Mr Netanyahu does not have the opportunity to put his plans into practice quite yet. For the moment, he has to contend with the indignities of life as an ordinary legislator in a tiny office.

It is from this modest perch that Mr Netanyahu has watched Israel’s current political crisis unfold, beginning with the publication of new corruption allegations against Ehud Olmert and his resignation as Israeli prime minister, right up to the current struggle of Tzipi Livni, his designated successor, to form a new government.

He makes clear that a second Netanyahu-led government would be guided by much the same worldviews that turned him into such a polarising figure in the first place: a Reaganesque belief in low taxes, small government and free markets, coupled with a Bushian commitment to defeat “radical Islam” as the shared enemy of Israel, the US and Europe.
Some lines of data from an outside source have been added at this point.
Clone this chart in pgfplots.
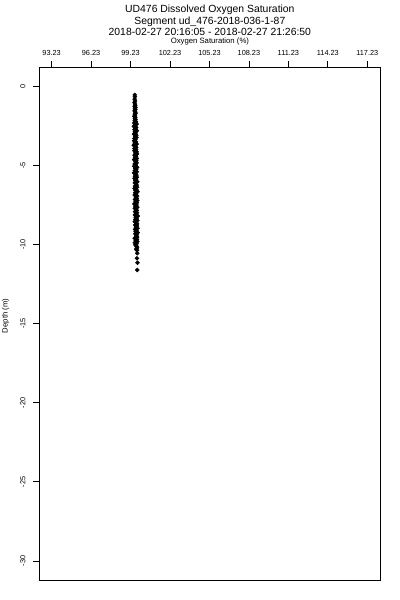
\documentclass[border=0pt]{standalone}
\usepackage{fontspec}
\setmainfont{Liberation Sans}
\usepackage{pgfplots}
\usepackage{pgfplotstable}
\pgfplotsset{compat=1.18}
\pgfplotstableread{
depth sat
-0.54 99.55
-0.65 99.56
-0.81 99.54
-0.93 99.57
-1.03 99.53
-1.12 99.56
-1.20 99.59
-1.27 99.54
-1.34 99.61
-1.41 99.56
-1.48 99.60
-1.55 99.53
-1.62 99.58
-1.69 99.62
-1.76 99.55
-1.83 99.57
-1.90 99.52
-1.97 99.60
-2.04 99.56
-2.11 99.61
-2.18 99.54
-2.25 99.65
-2.32 99.51
-2.39 99.69
-2.46 99.56
-2.53 99.48
-2.60 99.66
-2.67 99.60
-2.74 99.53
-2.81 99.71
-2.88 99.55
-2.95 99.62
-3.02 99.49
-3.09 99.67
-3.16 99.58
-3.23 99.68
-3.30 99.52
-3.37 99.61
-3.44 99.50
-3.51 99.64
-3.58 99.54
-3.65 99.70
-3.72 99.47
-3.79 99.59
-3.86 99.66
-3.93 99.53
-4.00 99.65
-4.07 99.52
-4.14 99.70
-4.21 99.59
-4.28 99.72
-4.35 99.53
-4.42 99.64
-4.49 99.57
-4.56 99.71
-4.63 99.50
-4.70 99.67
-4.77 99.60
-4.84 99.69
-4.91 99.54
-4.98 99.63
-5.05 99.51
-5.12 99.73
-5.19 99.58
-5.26 99.66
-5.33 99.55
-5.40 99.70
-5.47 99.49
-5.54 99.62
-5.61 99.68
-5.68 99.56
-5.75 99.71
-5.82 99.53
-5.89 99.65
-5.96 99.59
-6.03 99.75
-6.10 99.55
-6.17 99.64
-6.24 99.70
-6.31 99.57
-6.38 99.72
-6.45 99.53
-6.52 99.67
-6.59 99.60
-6.66 99.76
-6.73 99.58
-6.80 99.66
-6.87 99.54
-6.94 99.73
-7.01 99.63
-7.08 99.69
-7.15 99.56
-7.22 99.74
-7.29 99.61
-7.36 99.71
-7.43 99.52
-7.50 99.68
-7.57 99.59
-7.64 99.75
-7.71 99.55
-7.78 99.65
-7.85 99.70
-7.92 99.57
-7.99 99.72
-8.06 99.64
-8.13 99.56
-8.20 99.78
-8.27 99.62
-8.34 99.69
-8.41 99.60
-8.48 99.75
-8.55 99.55
-8.62 99.66
-8.69 99.73
-8.76 99.58
-8.83 99.71
-8.90 99.63
-8.97 99.76
-9.04 99.57
-9.11 99.68
-9.18 99.61
-9.25 99.77
-9.32 99.59
-9.39 99.70
-9.46 99.65
-9.53 99.74
-9.60 99.54
-9.67 99.72
-9.74 99.62
-9.81 99.75
-9.88 99.56
-9.95 99.69
-10.02 99.60
-10.09 99.67
-10.16 99.73
-10.23 99.70
-10.30 99.66
-10.36 99.72
-10.55 99.74
-10.87 99.72
-11.15 99.76
-11.61 99.74
}\profile
\begin{document}
\begin{tikzpicture}
\path[use as bounding box] (0,0) rectangle (300pt,450pt);
\begin{axis}[
  at={(29.25pt,15pt)}, anchor=south west,
  width=256.3pt, height=384.5pt, scale only axis,
  xmin=92.27, xmax=118.25, ymin=-31.2, ymax=1.2,
  axis line style={line width=0.6pt},
  every tick/.style={black, line width=0.6pt},
  tick align=outside, major tick length=4.5pt,
  xtick={93.23,96.23,99.23,102.23,105.23,108.23,111.23,114.23,117.23},
  xticklabels={93.23,96.23,99.23,102.23,105.23,108.23,111.23,114.23,117.23},
  xtick pos=top, xticklabel pos=top,
  ytick={-30,-25,-20,-15,-10,-5,0},
  ytick pos=left,
  /pgf/number format/assume math mode=true,
  ticklabel style={font=\fontsize{5.5}{6}\selectfont},
  xticklabel style={anchor=base, yshift=4.2pt},
  yticklabel style={xshift=-5.7pt, rotate=90, anchor=base},
  title={UD476 Dissolved Oxygen Saturation\\Segment ud\_476-2018-036-1-87\\2018-02-27 20:16:05 - 2018-02-27 21:26:50},
  title style={at={(0.5,1)}, anchor=south, yshift=17.3pt, inner sep=0pt, align=center, font=\fontsize{7.8}{8.6}\selectfont},
  xlabel={Oxygen Saturation (\%)},
  xlabel style={at={(0.5,1)}, anchor=base, yshift=18.2pt, inner sep=0pt, font=\fontsize{5.8}{6.5}\selectfont},
  ylabel={Depth (m)},
  ylabel style={at={([xshift=-23.6pt]axis description cs:0,0.515)}, anchor=base, inner sep=0pt, font=\fontsize{5.8}{6.5}\selectfont},
]
\addplot[only marks, mark=*, mark size=1.45pt, black, mark options={fill=black}] table[x=sat, y=depth] {\profile};
\end{axis}
\end{tikzpicture}
\end{document}
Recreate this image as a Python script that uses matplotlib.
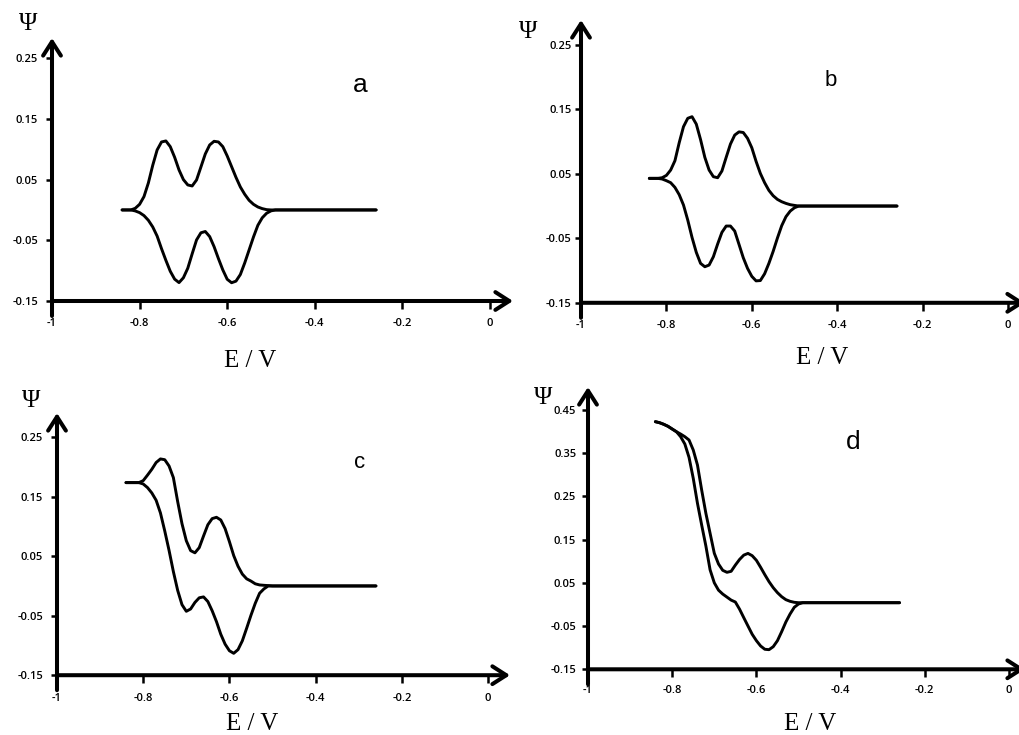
import matplotlib
matplotlib.use("Agg")
import matplotlib.pyplot as plt

# ---------------- data ----------------
E = [-0.84, -0.83, -0.82, -0.81, -0.80, -0.79, -0.78, -0.77, -0.76, -0.75,
     -0.74, -0.73, -0.72, -0.71, -0.70, -0.69, -0.68, -0.67, -0.66, -0.65,
     -0.64, -0.63, -0.62, -0.61, -0.60, -0.59, -0.58, -0.57, -0.56, -0.55,
     -0.54, -0.53, -0.52, -0.51, -0.50, -0.49, -0.48, -0.26]

a_upper = [0, 0, 0, 0.0027, 0.0093, 0.022, 0.0445, 0.0736, 0.0988, 0.112,
           0.1137, 0.1043, 0.0868, 0.0659, 0.050, 0.0412, 0.0395, 0.0494, 0.0708, 0.0923,
           0.1071, 0.1131, 0.112, 0.1043, 0.089, 0.0714, 0.0538, 0.0379, 0.0258, 0.0159,
           0.0093, 0.0049, 0.0022, 0.0005, 0, 0, 0, 0]
a_lower = [0, 0, 0, -0.0016, -0.0044, -0.0093, -0.017, -0.028, -0.043, -0.0637,
           -0.083, -0.101, -0.114, -0.1197, -0.1117, -0.096, -0.0723, -0.0494, -0.0376, -0.0355,
           -0.0439, -0.0604, -0.0802, -0.0988, -0.1142, -0.1199, -0.1173, -0.1064, -0.0873, -0.0659,
           -0.0445, -0.0253, -0.0129, -0.0054, -0.0015, 0, 0, 0]

b_upper = [0.0429, 0.0429, 0.0429, 0.0439, 0.0475, 0.0558, 0.0703, 0.0982, 0.123, 0.136,
           0.1385, 0.127, 0.103, 0.0755, 0.0558, 0.0455, 0.0439, 0.0543, 0.0755, 0.0961,
           0.110, 0.115, 0.114, 0.105, 0.0904, 0.0693, 0.0506, 0.0362, 0.0243, 0.016,
           0.0103, 0.0067, 0.0041, 0.0021, 0.001, 0, 0, 0]
b_lower = [0.0429, 0.0429, 0.0429, 0.0419, 0.0393, 0.0362, 0.0289, 0.0176, 0.0016, -0.0217,
           -0.0486, -0.0718, -0.0889, -0.0941, -0.0915, -0.0786, -0.0589, -0.0408, -0.031, -0.031,
           -0.0388, -0.0594, -0.0801, -0.0966, -0.109, -0.116, -0.1155, -0.105, -0.0889, -0.0703,
           -0.0496, -0.0305, -0.0165, -0.0078, -0.0026, 0, 0, 0]

c_upper = [0.1737, 0.1737, 0.1737, 0.1737, 0.177, 0.1863, 0.1961, 0.2075, 0.2135, 0.2122,
           0.2016, 0.1821, 0.1417, 0.1046, 0.076, 0.0594, 0.0557, 0.0644, 0.084, 0.1029,
           0.1132, 0.1154, 0.1109, 0.0964, 0.0745, 0.051, 0.0331, 0.0199, 0.012, 0.0082,
           0.0036, 0.0017, 0.0011, 0.0006, 0, 0, 0, 0]
c_lower = [0.1737, 0.1737, 0.1737, 0.1737, 0.1714, 0.1653, 0.1563, 0.144, 0.1227, 0.0924,
           0.0597, 0.0241, -0.0075, -0.0315, -0.0426, -0.0387, -0.0277, -0.0199, -0.0184, -0.0262,
           -0.0417, -0.06, -0.0812, -0.0978, -0.1089, -0.1132, -0.107, -0.0922, -0.0711, -0.0493,
           -0.0291, -0.0123, -0.005, 0, 0, 0, 0, 0]

d_upper = [0.4226, 0.4202, 0.4165, 0.4119, 0.4056, 0.3994, 0.394, 0.3879, 0.3802, 0.3571,
           0.3224, 0.2646, 0.2107, 0.1645, 0.1183, 0.0935, 0.0789, 0.0743, 0.0766, 0.091,
           0.104, 0.114, 0.118, 0.1127, 0.102, 0.0859, 0.0688, 0.0526, 0.0387, 0.0272,
           0.0179, 0.011, 0.0072, 0.0049, 0.004, 0.004, 0.004, 0.004]
d_lower = [0.4226, 0.4202, 0.4165, 0.4119, 0.4056, 0.3994, 0.3879, 0.371, 0.340, 0.2916,
           0.2339, 0.1837, 0.1351, 0.080, 0.050, 0.033, 0.024, 0.017, 0.010, 0.0056,
           -0.011, -0.0306, -0.0499, -0.069, -0.0838, -0.0961, -0.1037, -0.1046, -0.0977, -0.0838,
           -0.063, -0.0406, -0.0221, -0.0066, 0.001, 0.004, 0.004, 0.004]

x_ticks = [-1, -0.8, -0.6, -0.4, -0.2, 0]
x_ticklabels = ["-1", "-0.8", "-0.6", "-0.4", "-0.2", "0"]
y_ticks_abc = [-0.15, -0.05, 0.05, 0.15, 0.25]
y_ticklabels_abc = ["-0.15", "-0.05", "0.05", "0.15", "0.25"]
y_ticks_d = [-0.15, -0.05, 0.05, 0.15, 0.25, 0.35, 0.45]
y_ticklabels_d = ["-0.15", "-0.05", "0.05", "0.15", "0.25", "0.35", "0.45"]

panel_letters = ["a", "b", "c", "d"]
y_symbol = "Ψ"
x_title = "E / V"

# ---------------- layout ----------------
W, H = 1020, 735
fig = plt.figure(figsize=(W / 100, H / 100), dpi=100)

panels = [
    dict(box=(52, 513, 38, 301), xmax=0.0525, ymax=0.2833, up=a_upper, lo=a_lower,
         yt=y_ticks_abc, ytl=y_ticklabels_abc, ypad=5.5, xpad=7,
         letter=(360, 85, 19), psi=(28, 24), ev=(250, 361)),
    dict(box=(581, 1025, 20, 302.8), xmax=0.0398, ymax=0.2884, up=b_upper, lo=b_lower,
         yt=y_ticks_abc, ytl=y_ticklabels_abc, ypad=2.5, xpad=7,
         letter=(831, 80, 16), psi=(528, 32), ev=(822, 358)),
    dict(box=(57, 510, 413, 675.2), xmax=0.051, ymax=0.2907, up=c_upper, lo=c_lower,
         yt=y_ticks_abc, ytl=y_ticklabels_abc, ypad=5.5, xpad=7,
         letter=(360, 462, 16), psi=(31, 401), ev=(252, 724)),
    dict(box=(588, 1025, 387, 669.3), xmax=0.038, ymax=0.5028, up=d_upper, lo=d_lower,
         yt=y_ticks_d, ytl=y_ticklabels_d, ypad=4, xpad=6,
         letter=(853, 442, 19), psi=(543, 398), ev=(810, 724)),
]

serif = ["Liberation Serif", "DejaVu Serif"]
sans = ["Liberation Sans", "DejaVu Sans"]
tickfont = dict(fontsize=8, family=["Open Sans", "DejaVu Sans"], fontweight="semibold")

for p, letter in zip(panels, panel_letters):
    l, r, t, b = p["box"]
    ax = fig.add_axes([l / W, 1 - b / H, (r - l) / W, (b - t) / H])
    ax.set_xlim(-1, p["xmax"])
    ax.set_ylim(-0.15, p["ymax"])
    for s in ax.spines.values():
        s.set_visible(False)
    ax.patch.set_alpha(0)

    ax.plot(E, p["up"], color="black", lw=2.1, solid_joinstyle="round", solid_capstyle="round")
    ax.plot(E, p["lo"], color="black", lw=2.1, solid_joinstyle="round", solid_capstyle="round")

    ax.set_xticks(x_ticks)
    ax.set_xticklabels(x_ticklabels, **tickfont)
    ax.set_yticks(p["yt"])
    ax.set_yticklabels(p["ytl"], **tickfont)
    ax.tick_params(axis="x", direction="out", length=5.5, width=1.8, pad=p["xpad"])
    ax.tick_params(axis="y", direction="out", length=4.5, width=1.8, pad=p["ypad"])

    ppu_y = (b - t) / (p["ymax"] + 0.15)
    ybot_ext = -0.15 - 15 / ppu_y
    arrow = dict(arrowstyle="->,head_length=0.5,head_width=0.32", lw=2.9, color="black",
                 shrinkA=0, shrinkB=0, mutation_scale=20)
    ax.annotate("", xy=(-1, p["ymax"]), xytext=(-1, ybot_ext), arrowprops=arrow,
                annotation_clip=False)
    ax.annotate("", xy=(p["xmax"], -0.15), xytext=(-1, -0.15), arrowprops=arrow,
                annotation_clip=False)

    lx, ly, ls = p["letter"]
    fig.text(lx / W, 1 - ly / H, letter, fontsize=ls, family=sans, ha="center", va="center")
    px_, py_ = p["psi"]
    fig.text(px_ / W, 1 - py_ / H, y_symbol, fontsize=18, family=serif, ha="center", va="center")
    ex, ey = p["ev"]
    fig.text(ex / W, 1 - ey / H, x_title, fontsize=18, family=serif, ha="center", va="center")

fig.savefig("out.png", dpi=100)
Resolving the conflict between Israel and the Palestinians – the focus of both Mr Olmert’s and Ms Livni’s attention – is a second-order issue for the Likud leader: “The issue for me is not the Palestinian problem. I think that conflict has been replaced by the battle between radical Islam and the western world,” he says.

Handing back control of the Israeli-occupied West Bank to the Palestinians as part of a peace deal, argues Mr Netanyahu, would simply strengthen the hand of Israel’s Iranian foe. “Any area we withdraw from will be taken over by Iran and its proxies,” he claims, pointing to the takeover of the Gaza Strip by Hamas, the Palestinian Islamist group, last year. “Both Lebanon and Gaza have become Iranian bases, and they would get a third one if we retreat from the West Bank.”

With the bias against Netanyahu dripping from the FT's pages, a reader would be tempted to dismiss Netanyahu's plans as just the ravings of an extremist lunatic.

Why, exactly, is emphasizing the ability for Palestinian Arabs to build their own economy - independent of Israel, to which it is now completely dependent - considered "hawkish?" What exactly is "rightwing" about emphasizing improving the lives of ordinary PalArabs to be much better than they are now after 15 years of a failed "peace plan" and roadmap to an inevitable - and inevitable failure - of a state? Why is it considered beyond the pale for an Israeli leader to prioritize the safety of Israelis?

(The "bantustan" argument is also absurd. The different economic areas would be no more disconnected than Manhattan is from Brooklyn, where oppressed New Yorkers are forced not only to go through manned checkpoints - but they have to pay for the privilege!)

Human rights for Palestinian Arabs, who have been screwed by the entire world for decades, are important. Those who are stuck in so-called "refugee camps" in Lebanon and Syria and Jordan should be integrated as full citizens into the countries they have lived in for two generations. The ones in the territories should have the ability to live in dignity - with their own jobs and their own independent economy. They should have control over their day-to-day affairs.

However, an independent "Palestine" which is likely to be co-opted by radical Islamists is not a human right. And the human rights of Israelis who would be the victims of another Iranian-backed Hamastan in the West Bank are no less important than the human rights of West Bank Arabs. (Neither, for that matter, are the human rights of the Jews who have also raised families in the West Bank to live in peace and security in their homes.)

There is nothing hawkish about emphasizing real human rights for Palestinian Arabs, in pushing for them to become prosperous and no longer dependent on billions of dollars from the international community. And given the track record of Oslo and its progeny, a prestigious economic newspaper should not be so dismissive of a plan that focuses on building an independent economy where none exists today.